All the world’s a stage, and the complex relationship between the United States and Vietnam is taken to the floorboards in “A Dream in Hanoi,” a tremendously moving record of the first collaboration between theater companies from both countries. Heading for Mill Valley and Hawaii fests, lovingly crafted pic is likely to go the indie route, but could do some biz for a culturally astute outfit before ending up with pubcasters internationally.
Sparks of many colors fly when the Central Dramatic Company of Hanoi and Portland, Ore.’s Artists Repertory Theater join forces in Vietnam to stage a polyglot version of “A Midsummer Night’s Dream,” complete with ballet dancers and onstage musicians. The former enemies are well received, and extended footage of their travels in and around Hanoi gives a strong flavor of the region.

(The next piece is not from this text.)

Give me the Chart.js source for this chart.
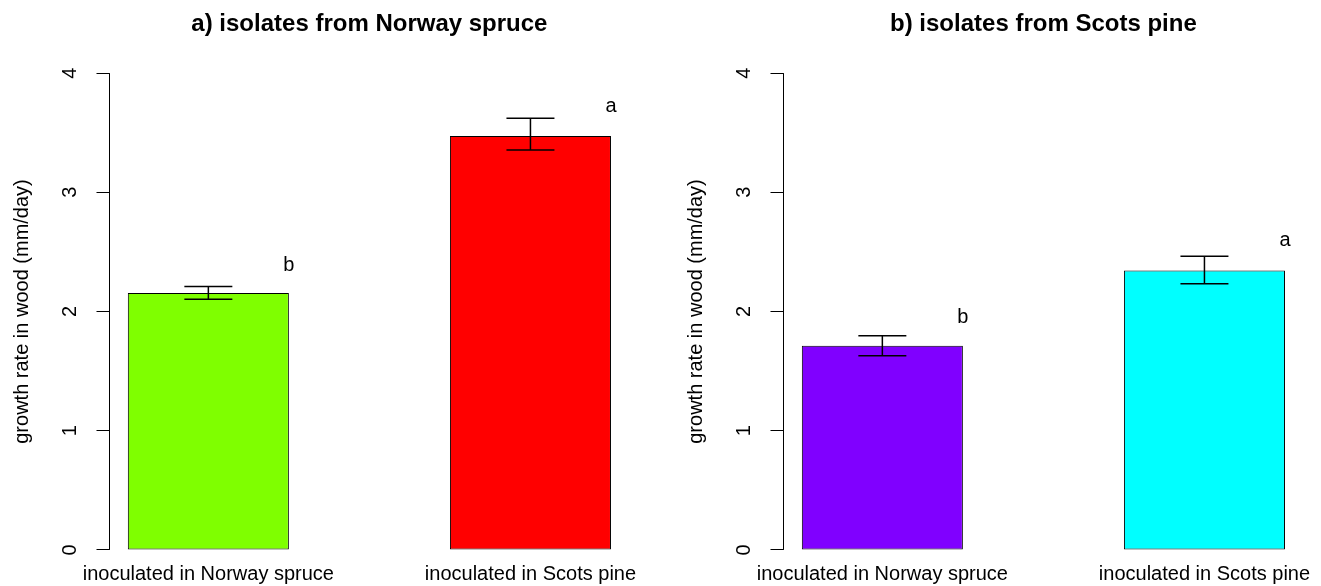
<!DOCTYPE html>
<html>
<head>
<meta charset="utf-8">
<script src="https://cdn.jsdelivr.net/npm/chart.js@4.4.1/dist/chart.umd.min.js"></script>
<style>
  html, body { margin: 0; padding: 0; background: #fff; overflow: hidden; }
  .panel { position: absolute; top: 0; width: 660px; height: 586px; }
  #panelA { left: 0; }
  #panelB { left: 674px; }
</style>
</head>
<body>
<div class="panel" id="panelA"><canvas id="chartA" width="660" height="586"></canvas></div>
<div class="panel" id="panelB"><canvas id="chartB" width="660" height="586"></canvas></div>
<script>
const categories = ['inoculated in Norway spruce', 'inoculated in Scots pine'];
const yTicks = [0, 1, 2, 3, 4];

// a) isolates from Norway spruce
const spruceMeans = [2.155, 3.472];
const spruceLower = [2.103, 3.354];
const spruceUpper = [2.209, 3.621];
const spruceLetters = ['b', 'a'];
const spruceLetterY = [2.39, 3.72];

// b) isolates from Scots pine
const pineMeans = [1.712, 2.343];
const pineLower = [1.628, 2.233];
const pineUpper = [1.796, 2.463];
const pineLetters = ['b', 'a'];
const pineLetterY = [1.95, 2.595];

// barplot geometry (width 1, space 1): bars centred at 1.5, 3.5
const barCenters = categories.map((_, i) => 1.5 + 2 * i);

Chart.defaults.font.family = '"Liberation Sans", Arial, Helvetica, sans-serif';
Chart.defaults.font.size = 20;
Chart.defaults.color = '#000';

const rMarks = {
  id: 'rMarks',
  afterDatasetsDraw(chart, args, opts) {
    const { ctx, scales: { x, y } } = chart;
    ctx.save();
    ctx.strokeStyle = '#000';
    ctx.lineWidth = 1;
    // axis line only between first and last tick, like R's axis()
    const ax = Math.round(chart.chartArea.left) + 0.5;
    ctx.beginPath();
    ctx.moveTo(ax, y.getPixelForValue(yTicks[0]));
    ctx.lineTo(ax, y.getPixelForValue(yTicks[yTicks.length - 1]));
    ctx.stroke();

    // error bars
    ctx.lineWidth = 1.5;
    opts.lower.forEach((lo, i) => {
      const cx = x.getPixelForValue(barCenters[i]);
      const y1 = y.getPixelForValue(lo);
      const y2 = y.getPixelForValue(opts.upper[i]);
      ctx.beginPath();
      ctx.moveTo(cx, y1); ctx.lineTo(cx, y2);
      ctx.moveTo(cx - 24, y1); ctx.lineTo(cx + 24, y1);
      ctx.moveTo(cx - 24, y2); ctx.lineTo(cx + 24, y2);
      ctx.stroke();
    });

    // significance letters at the right edge of each bar
    ctx.fillStyle = '#000';
    ctx.font = '20px "Liberation Sans", Arial, sans-serif';
    ctx.textAlign = 'center';
    ctx.textBaseline = 'middle';
    opts.letters.forEach((t, i) => {
      ctx.fillText(t, x.getPixelForValue(barCenters[i] + 0.5), y.getPixelForValue(opts.letterY[i]));
    });
    ctx.restore();
  }
};

function makePanel(canvasId, title, means, lower, upper, letters, letterY, colors) {
  return new Chart(document.getElementById(canvasId), {
    type: 'bar',
    data: {
      datasets: [{
        data: means.map((v, i) => ({ x: barCenters[i], y: v })),
        backgroundColor: colors,
        borderColor: '#000',
        borderWidth: 1,
        borderSkipped: false,
        categoryPercentage: 0.5,
        barPercentage: 1
      }]
    },
    options: {
      responsive: false,
      animation: false,
      layout: { padding: { left: 0, right: 29.7, top: 0, bottom: 0 } },
      plugins: {
        legend: { display: false },
        tooltip: { enabled: false },
        title: {
          display: true,
          fullSize: false,
          text: title,
          color: '#000',
          font: { size: 24, weight: 'bold' },
          padding: { top: 10, bottom: 15.2 }
        },
        rMarks: { lower, upper, letters, letterY }
      },
      scales: {
        x: {
          type: 'linear',
          offset: false,
          min: 0.88,
          max: 4.12,
          bounds: 'data',
          afterBuildTicks: (s) => { s.ticks = barCenters.map(v => ({ value: v })); },
          ticks: {
            autoSkip: false,
            minRotation: 0,
            maxRotation: 0,
            mirror: true,
            padding: -17,
            color: '#000',
            callback: (v, i) => categories[i]
          },
          grid: { display: false, offset: false },
          border: { display: false },
          afterFit: (s) => { s.height = 17; s.paddingLeft = 0; s.paddingRight = 0; }
        },
        y: {
          min: -0.16,
          max: 4.16,
          afterBuildTicks: (s) => { s.ticks = yTicks.map(v => ({ value: v })); },
          border: { display: false },
          grid: { drawOnChartArea: false, drawTicks: true, tickLength: 12, color: '#000', lineWidth: 1 },
          ticks: {
            minRotation: 90,
            maxRotation: 90,
            crossAlign: 'center',
            padding: 20,
            color: '#000',
            callback: (v) => v
          },
          title: {
            display: true,
            text: 'growth rate in wood (mm/day)',
            color: '#000',
            font: { size: 20 },
            padding: { top: 10, bottom: 0 }
          },
          afterFit: (s) => { s.width = 108.5; s.paddingTop = 0; s.paddingBottom = 0; }
        }
      }
    },
    plugins: [rMarks]
  });
}

makePanel('chartA', 'a) isolates from Norway spruce', spruceMeans, spruceLower, spruceUpper,
  spruceLetters, spruceLetterY, ['#7FFF00', '#FF0000']);
makePanel('chartB', 'b) isolates from Scots pine', pineMeans, pineLower, pineUpper,
  pineLetters, pineLetterY, ['#8000FF', '#00FFFF']);
</script>
</body>
</html>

Still, culture shock sets in, especially when it comes to the duplication of key positions, with Allen Nause directing the Americans and Doan Hoang Giang handling his countrymen. The thesps get on well, but the Viets are used to easier workdays and are shocked by the physical boldness and easy intimacy of the Yanks, with severe umbrage taken at one Kristen Brown, whose aggressively goofy Helena appears vulgar and overly masculine in their eyes. One young actor explains that Vietnamese are “shy by tradition, even on stage.”

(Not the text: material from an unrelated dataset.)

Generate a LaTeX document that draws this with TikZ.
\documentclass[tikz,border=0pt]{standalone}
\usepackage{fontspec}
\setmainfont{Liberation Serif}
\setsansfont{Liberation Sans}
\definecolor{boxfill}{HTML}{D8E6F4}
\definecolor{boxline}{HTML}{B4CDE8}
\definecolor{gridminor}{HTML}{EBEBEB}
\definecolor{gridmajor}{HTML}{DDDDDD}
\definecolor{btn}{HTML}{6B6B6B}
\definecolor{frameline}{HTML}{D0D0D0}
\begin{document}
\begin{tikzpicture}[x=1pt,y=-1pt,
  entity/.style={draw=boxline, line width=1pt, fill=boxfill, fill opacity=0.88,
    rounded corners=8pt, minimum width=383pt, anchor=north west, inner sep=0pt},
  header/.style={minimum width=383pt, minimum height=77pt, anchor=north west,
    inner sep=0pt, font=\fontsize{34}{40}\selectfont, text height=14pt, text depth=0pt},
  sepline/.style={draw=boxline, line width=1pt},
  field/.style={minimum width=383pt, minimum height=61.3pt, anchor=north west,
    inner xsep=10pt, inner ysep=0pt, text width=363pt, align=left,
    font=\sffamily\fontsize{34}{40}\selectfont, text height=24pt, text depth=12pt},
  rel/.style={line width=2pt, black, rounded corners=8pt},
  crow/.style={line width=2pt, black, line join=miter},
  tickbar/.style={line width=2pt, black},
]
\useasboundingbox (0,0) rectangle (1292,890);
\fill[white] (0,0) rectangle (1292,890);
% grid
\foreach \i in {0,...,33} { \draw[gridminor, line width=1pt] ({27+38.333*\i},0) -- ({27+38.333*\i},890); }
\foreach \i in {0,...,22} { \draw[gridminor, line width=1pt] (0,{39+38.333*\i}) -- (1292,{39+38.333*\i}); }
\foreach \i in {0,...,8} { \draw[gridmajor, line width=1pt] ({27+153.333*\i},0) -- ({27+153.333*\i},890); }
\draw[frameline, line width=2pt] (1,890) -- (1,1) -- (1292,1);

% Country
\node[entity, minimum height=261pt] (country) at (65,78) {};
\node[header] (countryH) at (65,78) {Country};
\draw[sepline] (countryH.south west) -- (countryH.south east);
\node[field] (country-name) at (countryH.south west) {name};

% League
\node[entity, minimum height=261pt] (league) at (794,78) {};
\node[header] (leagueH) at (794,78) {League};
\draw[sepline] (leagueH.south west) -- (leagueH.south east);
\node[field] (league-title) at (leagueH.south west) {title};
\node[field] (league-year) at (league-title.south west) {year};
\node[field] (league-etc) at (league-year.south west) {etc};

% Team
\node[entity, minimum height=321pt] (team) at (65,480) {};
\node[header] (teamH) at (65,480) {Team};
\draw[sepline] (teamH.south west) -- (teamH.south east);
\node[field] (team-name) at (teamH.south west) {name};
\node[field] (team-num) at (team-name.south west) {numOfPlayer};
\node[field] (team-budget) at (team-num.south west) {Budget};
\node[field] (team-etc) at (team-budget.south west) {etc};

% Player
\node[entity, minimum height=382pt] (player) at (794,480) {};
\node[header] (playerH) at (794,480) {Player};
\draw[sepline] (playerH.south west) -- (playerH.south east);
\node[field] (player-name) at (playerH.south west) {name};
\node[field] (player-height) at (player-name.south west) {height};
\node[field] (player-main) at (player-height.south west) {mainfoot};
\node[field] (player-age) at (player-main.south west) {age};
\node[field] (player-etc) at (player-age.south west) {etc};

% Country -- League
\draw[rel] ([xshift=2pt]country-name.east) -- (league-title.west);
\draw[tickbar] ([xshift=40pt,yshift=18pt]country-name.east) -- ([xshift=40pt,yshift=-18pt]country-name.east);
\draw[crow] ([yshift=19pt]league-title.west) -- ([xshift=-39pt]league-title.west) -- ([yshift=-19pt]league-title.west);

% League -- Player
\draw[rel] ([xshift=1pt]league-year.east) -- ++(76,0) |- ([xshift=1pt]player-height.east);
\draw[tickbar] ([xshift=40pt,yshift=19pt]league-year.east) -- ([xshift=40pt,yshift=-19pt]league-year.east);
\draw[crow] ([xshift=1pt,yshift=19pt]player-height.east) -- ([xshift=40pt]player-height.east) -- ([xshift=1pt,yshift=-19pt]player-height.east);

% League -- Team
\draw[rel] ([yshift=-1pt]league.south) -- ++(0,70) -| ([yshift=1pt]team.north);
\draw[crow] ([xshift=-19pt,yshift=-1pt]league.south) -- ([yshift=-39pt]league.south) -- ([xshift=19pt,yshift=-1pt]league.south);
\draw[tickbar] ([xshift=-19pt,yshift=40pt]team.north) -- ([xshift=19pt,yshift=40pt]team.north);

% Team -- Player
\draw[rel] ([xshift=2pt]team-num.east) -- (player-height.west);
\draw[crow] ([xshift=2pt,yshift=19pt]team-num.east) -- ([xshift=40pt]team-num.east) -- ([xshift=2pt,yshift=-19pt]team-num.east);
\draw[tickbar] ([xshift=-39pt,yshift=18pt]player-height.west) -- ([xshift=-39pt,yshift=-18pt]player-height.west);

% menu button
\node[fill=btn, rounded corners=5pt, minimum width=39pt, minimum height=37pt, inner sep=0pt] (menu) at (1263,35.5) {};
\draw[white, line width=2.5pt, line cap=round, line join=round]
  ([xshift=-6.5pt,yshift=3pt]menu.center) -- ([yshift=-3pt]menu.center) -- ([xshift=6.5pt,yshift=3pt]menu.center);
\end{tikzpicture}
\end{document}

Once the ice is broken, though, some pretty serious kissing happens in rehearsal, to everyone’s abashed amusement. Elsewhere, things aren’t so lovey-dovey. Creative differences abound, especially between Doan and producer Lorelle Browning, each of whom is attempting to stay true to diverse visions — one based on Asian heritage, the other holding Shakespeare sacrosanct. The Statesiders, lefties by nature, are revolted by interference by Communist officials, who won’t allow the troupes to sell tickets until censors, who refuse to come until opening night, have seen the show.
Other hints of political-historical context come when older locals recall youth spent dodging American B-52s, and when then-President Clinton and Hillary arrive in town and are rumored to be attending the first show in Hanoi’s spectacularly beautiful opera house. When that doesn’t happen, unfortunate events are set in motion, making more drama happen offstage than on.
Helmer Tom Weidlinger, a PBS vet who has previously documented the velvet conflict between Czechs and Slovaks, the San Francisco Earthquake of 1906, and the roots of World War I, has an unobtrusive, everywhere-at-once style, with events neatly tied together by F. Murray Abraham’s low-key narration.
The play-without-a-play setting is given plenty of context, with many nice touches, such as the proliferation of Coca-Cola ads or a middle-aged Viet man who plays stunning Delta blues on his guitar. Pho Duc Phuong’s compositions for the stage serve double duty by accompanying the colorful travelogue segs of this very smoothly assembled pic.
Ending, which finds the Oregonians going home after three months and successful performances in both Hanoi and Saigon, is highly emotional, with even the most argumentative opponents hugging like long-lost family members. “We’ve earned the right,” says one American, tears in her eyes, “to call each other friends.”